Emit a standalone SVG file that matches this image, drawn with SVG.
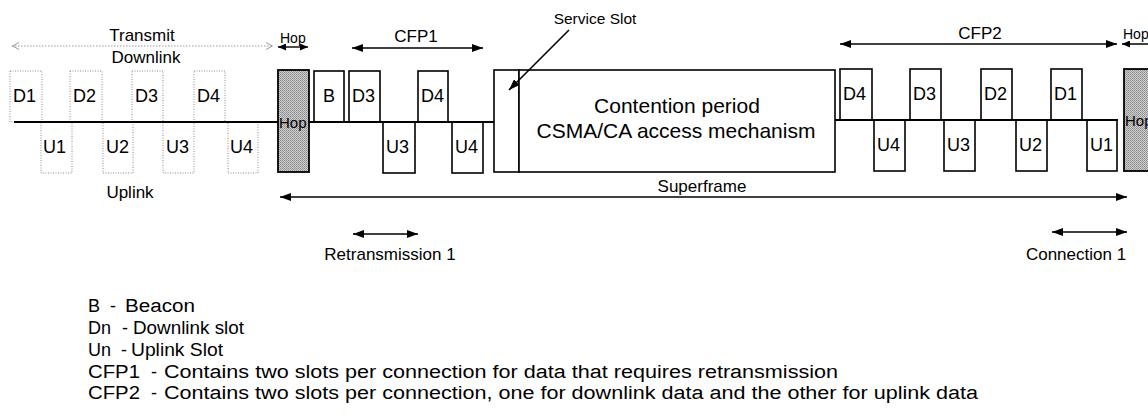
<svg xmlns="http://www.w3.org/2000/svg" width="1148" height="419" viewBox="0 0 1148 419">
  <defs>
    <style>
      text { font-family: "Liberation Sans", Arial, Helvetica, sans-serif; fill: #000; }
      .lbl { font-size: 17px; }
      .small { font-size: 14px; }
      .svc { font-size: 15.5px; }
      .hoptxt { font-size: 15px; }
      .slot-text { font-size: 18px; }
      .big { font-size: 21px; }
      .legend { font-size: 18px; }
      .slot { fill: #fff; stroke: #000; stroke-width: 1.6; }
      .ghost { fill: #fff; stroke: #8c8c8c; stroke-width: 1; stroke-dasharray: 1 1.5; }
      .hop { fill: url(#stipple); stroke: #000; stroke-width: 1.8; }
      .axis { stroke: #000; stroke-width: 1.8; fill: none; }
      .dim { stroke: #000; stroke-width: 1.6; fill: none; marker-start: url(#ah); marker-end: url(#ah); }
      .dim-small { stroke: #000; stroke-width: 1.4; fill: none; marker-start: url(#ahSmall); marker-end: url(#ahSmall); }
      .dim-ghost { stroke: #9a9a9a; stroke-width: 1; stroke-dasharray: 1.5 1.5; fill: none; marker-start: url(#ahOpen); marker-end: url(#ahOpen); }
      .pointer { stroke: #000; stroke-width: 1.6; fill: none; marker-end: url(#ah); }
    </style>
    <!-- stippled grey fill for the hop slots -->
    <pattern id="stipple" width="2" height="2" patternUnits="userSpaceOnUse">
      <rect width="2" height="2" fill="#cfcfcf"/>
      <rect width="1" height="1" fill="#8a8a8a"/>
      <rect x="1" y="1" width="1" height="1" fill="#9c9c9c"/>
    </pattern>
    <marker id="ah" viewBox="0 0 11 8" refX="11" refY="4" markerWidth="11" markerHeight="8" markerUnits="userSpaceOnUse" orient="auto-start-reverse">
      <path d="M0,0 L11,4 L0,8 z" fill="#000"/>
    </marker>
    <marker id="ahSmall" viewBox="0 0 8 7" refX="8" refY="3.5" markerWidth="8" markerHeight="7" markerUnits="userSpaceOnUse" orient="auto-start-reverse">
      <path d="M0,0 L8,3.5 L0,7 z" fill="#000"/>
    </marker>
    <marker id="ahOpen" viewBox="0 0 8 8" refX="8" refY="4" markerWidth="8" markerHeight="8" markerUnits="userSpaceOnUse" orient="auto-start-reverse">
      <path d="M1,0.5 L7.5,4 L1,7.5" fill="none" stroke="#9a9a9a" stroke-width="1"/>
    </marker>
  </defs>

  <rect width="1148" height="419" fill="#fff"/>

  <!-- transmit frame (outlined slots) -->
  <g id="tx-d1"><rect class="ghost" x="10" y="71" width="32" height="51"/><text class="slot-text" x="13" y="102">D1</text></g>
  <g id="tx-d2"><rect class="ghost" x="70" y="71" width="32" height="51"/><text class="slot-text" x="73" y="102">D2</text></g>
  <g id="tx-d3"><rect class="ghost" x="132" y="71" width="31" height="51"/><text class="slot-text" x="135" y="102">D3</text></g>
  <g id="tx-d4"><rect class="ghost" x="194" y="71" width="31" height="51"/><text class="slot-text" x="197" y="102">D4</text></g>
  <g id="tx-u1"><rect class="ghost" x="41" y="122" width="31" height="51"/><text class="slot-text" x="43" y="153">U1</text></g>
  <g id="tx-u2"><rect class="ghost" x="103" y="122" width="30" height="51"/><text class="slot-text" x="106" y="153">U2</text></g>
  <g id="tx-u3"><rect class="ghost" x="163" y="122" width="31" height="51"/><text class="slot-text" x="166" y="153">U3</text></g>
  <g id="tx-u4"><rect class="ghost" x="228" y="122" width="30" height="51"/><text class="slot-text" x="230" y="153">U4</text></g>

  <!-- hop slots -->
  <g id="hop-1"><rect class="hop" x="278" y="70" width="31" height="102"/><text class="hoptxt" x="279" y="128">Hop</text></g>
  <g id="hop-2"><rect class="hop" x="1124" y="69" width="40" height="102"/><text class="hoptxt" x="1125" y="126">Hop</text></g>

  <!-- beacon and CFP1 -->
  <g id="beacon"><rect class="slot" x="314" y="71" width="30" height="51"/><text class="slot-text" x="323" y="102">B</text></g>
  <g id="cfp1-d3"><rect class="slot" x="349" y="71" width="31" height="51"/><text class="slot-text" x="352" y="102">D3</text></g>
  <g id="cfp1-u3"><rect class="slot" x="383" y="122" width="32" height="51"/><text class="slot-text" x="386" y="153">U3</text></g>
  <g id="cfp1-d4"><rect class="slot" x="418" y="71" width="30" height="51"/><text class="slot-text" x="421" y="102">D4</text></g>
  <g id="cfp1-u4"><rect class="slot" x="452" y="122" width="31" height="51"/><text class="slot-text" x="455" y="153">U4</text></g>

  <!-- service slot and contention period -->
  <g id="service-slot"><rect class="slot" x="494" y="70" width="25" height="102"/></g>
  <g id="contention">
    <rect class="slot" x="519" y="70" width="316" height="102"/>
    <text class="big" x="677" y="113" text-anchor="middle">Contention period</text>
    <text class="big" x="676" y="138" text-anchor="middle">CSMA/CA access mechanism</text>
  </g>

  <!-- CFP2 -->
  <g id="cfp2-d4"><rect class="slot" x="840" y="69" width="32" height="51"/><text class="slot-text" x="843" y="100">D4</text></g>
  <g id="cfp2-u4"><rect class="slot" x="874" y="120" width="31" height="51"/><text class="slot-text" x="877" y="151">U4</text></g>
  <g id="cfp2-d3"><rect class="slot" x="910" y="69" width="31" height="51"/><text class="slot-text" x="913" y="100">D3</text></g>
  <g id="cfp2-u3"><rect class="slot" x="944" y="120" width="31" height="51"/><text class="slot-text" x="947" y="151">U3</text></g>
  <g id="cfp2-d2"><rect class="slot" x="981" y="69" width="31" height="51"/><text class="slot-text" x="984" y="100">D2</text></g>
  <g id="cfp2-u2"><rect class="slot" x="1016" y="120" width="31" height="51"/><text class="slot-text" x="1019" y="151">U2</text></g>
  <g id="cfp2-d1"><rect class="slot" x="1051" y="69" width="31" height="51"/><text class="slot-text" x="1054" y="100">D1</text></g>
  <g id="cfp2-u1"><rect class="slot" x="1087" y="120" width="30" height="51"/><text class="slot-text" x="1090" y="151">U1</text></g>

  <!-- timeline axes, dimension arrows and the service-slot pointer -->
  <g id="connectors">
    <line class="axis" x1="14" y1="122" x2="278" y2="122"/>
    <line class="axis" x1="309" y1="122" x2="494" y2="122"/>
    <line class="axis" x1="835" y1="120" x2="1118" y2="120"/>
    <line class="dim-ghost" x1="12" y1="46" x2="273" y2="46"/>
    <line class="dim-small" x1="278" y1="47" x2="308" y2="47"/>
    <line class="dim" x1="352" y1="48" x2="483" y2="48"/>
    <line class="dim" x1="840" y1="44" x2="1117" y2="44"/>
    <line class="dim-small" x1="1122" y1="44" x2="1160" y2="44"/>
    <line class="dim" x1="280" y1="197" x2="1127" y2="197"/>
    <line class="dim" x1="353" y1="234" x2="418" y2="234"/>
    <line class="dim" x1="1052" y1="232" x2="1127" y2="232"/>
    <line class="pointer" x1="569" y1="30" x2="509" y2="90"/>
  </g>

  <!-- labels -->
  <g id="labels">
    <text class="lbl" x="142" y="41" text-anchor="middle">Transmit</text>
    <text class="lbl" x="146" y="63" text-anchor="middle">Downlink</text>
    <text class="lbl" x="130" y="198" text-anchor="middle">Uplink</text>
    <text class="small" x="280" y="43">Hop</text>
    <text class="lbl" x="416" y="42" text-anchor="middle">CFP1</text>
    <text class="svc" x="595" y="24" text-anchor="middle">Service Slot</text>
    <text class="lbl" x="980" y="39" text-anchor="middle">CFP2</text>
    <text class="small" x="1123" y="39">Hop</text>
    <text class="lbl" x="702" y="192" text-anchor="middle">Superframe</text>
    <text class="lbl" x="390" y="260" text-anchor="middle">Retransmission 1</text>
    <text class="lbl" x="1076" y="260" text-anchor="middle">Connection 1</text>
  </g>

  <!-- legend -->
  <g id="legend">
    <text class="legend" x="88" y="312">B</text>
    <text class="legend" x="110" y="312">-</text>
    <text class="legend" x="125" y="312" textLength="70" lengthAdjust="spacingAndGlyphs">Beacon</text>
    <text class="legend" x="88" y="334">Dn</text>
    <text class="legend" x="122" y="334">-</text>
    <text class="legend" x="133" y="334" textLength="111" lengthAdjust="spacingAndGlyphs">Downlink slot</text>
    <text class="legend" x="88" y="356">Un</text>
    <text class="legend" x="121" y="356">-</text>
    <text class="legend" x="131" y="356" textLength="92" lengthAdjust="spacingAndGlyphs">Uplink Slot</text>
    <text class="legend" x="88" y="378" textLength="52" lengthAdjust="spacingAndGlyphs">CFP1</text>
    <text class="legend" x="151" y="378">-</text>
    <text class="legend" x="164" y="378" textLength="674" lengthAdjust="spacingAndGlyphs">Contains two slots per connection for data that requires retransmission</text>
    <text class="legend" x="88" y="399" textLength="52" lengthAdjust="spacingAndGlyphs">CFP2</text>
    <text class="legend" x="151" y="399">-</text>
    <text class="legend" x="164" y="399" textLength="814" lengthAdjust="spacingAndGlyphs">Contains two slots per connection, one for downlink data and the other for uplink data</text>
  </g>
</svg>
□ □ □
● **Task statement**: Each line with the string "that" in it needs to be found and copied.

● **Final result**:
Emit a standalone SVG file that matches this image, drawn with SVG.
    <text class="legend" x="164" y="378" textLength="674" lengthAdjust="spacingAndGlyphs">Contains two slots per connection for data that requires retransmission</text>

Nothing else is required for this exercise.